- **TASK INSTRUCTIONS**: Starting with the first line of the data below, copy each line up to and including the one containing "-0.1, 0.11, 0.105];". Pictures stay out.

## START GIVEN DATA

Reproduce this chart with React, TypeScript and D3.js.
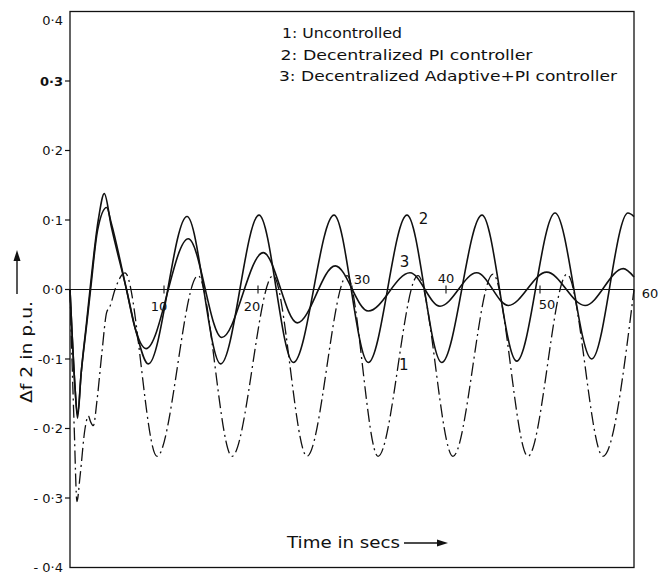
import React from "react";
import * as d3 from "d3";

// curve 1: uncontrolled (dash-dot)
const time1 = [0, 0.21, 0.45, 0.74, 1.06, 1.6, 1.95, 2.18, 2.48, 2.87, 3.4, 3.9, 4.26, 4.79, 5.85,
  9.26, 13.62, 17.23, 21.6, 25.21, 29.47, 32.77, 37.02, 40.74, 45.0, 48.72, 52.87, 56.7, 60];
const df1 = [0, -0.1, -0.2, -0.305, -0.27, -0.2, -0.182, -0.19, -0.196, -0.16, -0.09, -0.033, -0.024, 0, 0.024,
  -0.24, 0.02, -0.24, 0.02, -0.24, 0.02, -0.24, 0.02, -0.24, 0.022, -0.24, 0.022, -0.24, 0];

// curve 2: decentralized PI
const time2 = [0, 0.21, 0.53, 0.8, 1.19, 1.78, 2.13, 3.01, 3.65, 4.4, 6.01, 7.02, 8.33,
  12.45, 16.03, 20.11, 23.76, 28.09, 31.73, 35.85, 39.54, 43.83, 47.52, 51.6, 55.5, 59.36, 60];
const df2 = [0, -0.06, -0.14, -0.185, -0.12, -0.045, 0, 0.1, 0.138, 0.09, 0, -0.06, -0.107,
  0.105, -0.107, 0.107, -0.105, 0.107, -0.105, 0.107, -0.105, 0.107, -0.103, 0.11, -0.1, 0.11, 0.105];

// curve 3: decentralized adaptive + PI
const time3 = [0, 0.21, 0.53, 0.8, 1.19, 1.78, 2.19, 2.93, 3.9, 4.4, 6.01, 6.91, 8.09,
  12.59, 16.14, 20.56, 24.18, 28.22, 31.73, 36.17, 39.36, 43.27, 46.63, 50.71, 54.79, 58.86, 60];
const df3 = [0, -0.06, -0.14, -0.18, -0.12, -0.05, 0, 0.085, 0.118, 0.095, 0, -0.055, -0.085,
  0.073, -0.069, 0.053, -0.048, 0.034, -0.031, 0.024, -0.024, 0.024, -0.023, 0.025, -0.023, 0.03, 0.018];

const yTicks = [0.4, 0.3, 0.2, 0.1, 0, -0.1, -0.2, -0.3, -0.4];
const yTickLabels = ["0·4", "0·3", "0·2", "0·1", "0·0", "-0·1", "- 0·2", "- 0·3", "- 0·4"];
const xTicks = [10, 20, 30, 40, 50, 60];
const xTickLabels = ["10", "20", "30", "40", "50", "60"];

const legendLines = [
  "1: Uncontrolled",
  "2: Decentralized PI controller",
  "3: Decentralized Adaptive+PI controller",
];
const curveLabels = [
  { text: "2", t: 37.6, v: 0.102 },
  { text: "3", t: 35.6, v: 0.04 },
  { text: "1", t: 35.5, v: -0.108 },
];

// placement of the odd x tick labels, as in the scan
const xLabelShift = [
  { dx: -5, dy: 17 }, { dx: -6, dy: 17 }, { dx: 10, dy: -10 },
  { dx: 0, dy: -11 }, { dx: 7, dy: 15 }, { dx: 16, dy: 4 },
];
const legendWidths = [120, 252, 338];

export default function App() {
  const width = 660;
  const height = 576;
  const x = d3.scaleLinear().domain([0, 60]).range([70, 634]);
  const y = d3.scaleLinear().domain([-0.4, 0.4]).range([567.5, 11.5]);

  const line = d3.line<[number, number]>()
    .x(d => x(d[0]))
    .y(d => y(d[1]))
    .curve(d3.curveMonotoneX);

  const s1 = d3.zip(time1, df1) as [number, number][];
  const s2 = d3.zip(time2, df2) as [number, number][];
  const s3 = d3.zip(time3, df3) as [number, number][];

  const font = "'DejaVu Sans', sans-serif";
  const ink = "#111";

  return (
    <svg width={width} height={height} style={{ position: "absolute", left: 0, top: 0, background: "#fff" }}
      fontFamily={font} fill={ink}>
      {/* frame */}
      <rect x={x(0)} y={y(0.4)} width={x(60) - x(0)} height={y(-0.4) - y(0.4)}
        fill="none" stroke={ink} strokeWidth={1.3} />
      {/* zero line */}
      <line x1={x(0)} x2={x(60)} y1={y(0)} y2={y(0)} stroke={ink} strokeWidth={1.2} />

      {/* y ticks */}
      {yTicks.map((v, i) => (
        <g key={"y" + i}>
          {Math.abs(v) < 0.35 && <line x1={x(0) - 5} x2={x(0)} y1={y(v)} y2={y(v)} stroke={ink} strokeWidth={1.2} />}
          <text x={x(0) - 7} y={y(v) + (v === 0.4 ? 9 : 0)} dy="0.35em" textAnchor="end" fontSize={13}
            fontWeight={v === 0.3 ? "bold" : "normal"}>{yTickLabels[i]}</text>
        </g>
      ))}

      {/* x ticks on the zero line */}
      {xTicks.map((t, i) => (
        <g key={"x" + i}>
          {t < 60 && <line x1={x(t)} x2={x(t)} y1={y(0) - 4} y2={y(0) + 4} stroke={ink} strokeWidth={1.1} />}
          <text x={x(t) + xLabelShift[i].dx} y={y(0) + xLabelShift[i].dy} dy="0.35em" textAnchor="middle"
            fontSize={13}>{xTickLabels[i]}</text>
        </g>
      ))}

      {/* curves */}
      <path d={line(s1) || ""} fill="none" stroke={ink} strokeWidth={1.3} strokeDasharray="13,4,2,4" />
      <path d={line(s2) || ""} fill="none" stroke={ink} strokeWidth={1.6} />
      <path d={line(s3) || ""} fill="none" stroke={ink} strokeWidth={1.6} />

      {curveLabels.map(c => (
        <text key={c.text} x={x(c.t)} y={y(c.v)} dy="0.35em" textAnchor="middle" fontSize={15}>{c.text}</text>
      ))}

      {/* legend */}
      {legendLines.map((s, i) => (
        <text key={s} x={282 - i * 1.5} y={38 + i * 21.5} fontSize={14}
          textLength={legendWidths[i]} lengthAdjust="spacingAndGlyphs">{s}</text>
      ))}

      {/* x axis title */}
      <text x={287} y={548} fontSize={15} textLength={113} lengthAdjust="spacingAndGlyphs">Time in secs</text>
      <line x1={404} x2={440} y1={543} y2={543} stroke={ink} strokeWidth={1.4} />
      <path d="M437,539.5 L448,543 L437,546.5 Z" />

      {/* y axis title */}
      <text transform="translate(32,403) rotate(-90)" fontSize={15} textLength={102}
        lengthAdjust="spacingAndGlyphs">Δf 2 in p.u.</text>
      <line x1={17} x2={17} y1={294} y2={258} stroke={ink} strokeWidth={1.4} />
      <path d="M13.5,261 L17,250 L20.5,261 Z" />
    </svg>
  );
}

## END GIVEN DATA

- **EXERCISE RESULT**:
Reproduce this chart with React, TypeScript and D3.js.
import React from "react";
import * as d3 from "d3";

// curve 1: uncontrolled (dash-dot)
const time1 = [0, 0.21, 0.45, 0.74, 1.06, 1.6, 1.95, 2.18, 2.48, 2.87, 3.4, 3.9, 4.26, 4.79, 5.85,
  9.26, 13.62, 17.23, 21.6, 25.21, 29.47, 32.77, 37.02, 40.74, 45.0, 48.72, 52.87, 56.7, 60];
const df1 = [0, -0.1, -0.2, -0.305, -0.27, -0.2, -0.182, -0.19, -0.196, -0.16, -0.09, -0.033, -0.024, 0, 0.024,
  -0.24, 0.02, -0.24, 0.02, -0.24, 0.02, -0.24, 0.02, -0.24, 0.022, -0.24, 0.022, -0.24, 0];

// curve 2: decentralized PI
const time2 = [0, 0.21, 0.53, 0.8, 1.19, 1.78, 2.13, 3.01, 3.65, 4.4, 6.01, 7.02, 8.33,
  12.45, 16.03, 20.11, 23.76, 28.09, 31.73, 35.85, 39.54, 43.83, 47.52, 51.6, 55.5, 59.36, 60];
const df2 = [0, -0.06, -0.14, -0.185, -0.12, -0.045, 0, 0.1, 0.138, 0.09, 0, -0.06, -0.107,
  0.105, -0.107, 0.107, -0.105, 0.107, -0.105, 0.107, -0.105, 0.107, -0.103, 0.11, -0.1, 0.11, 0.105];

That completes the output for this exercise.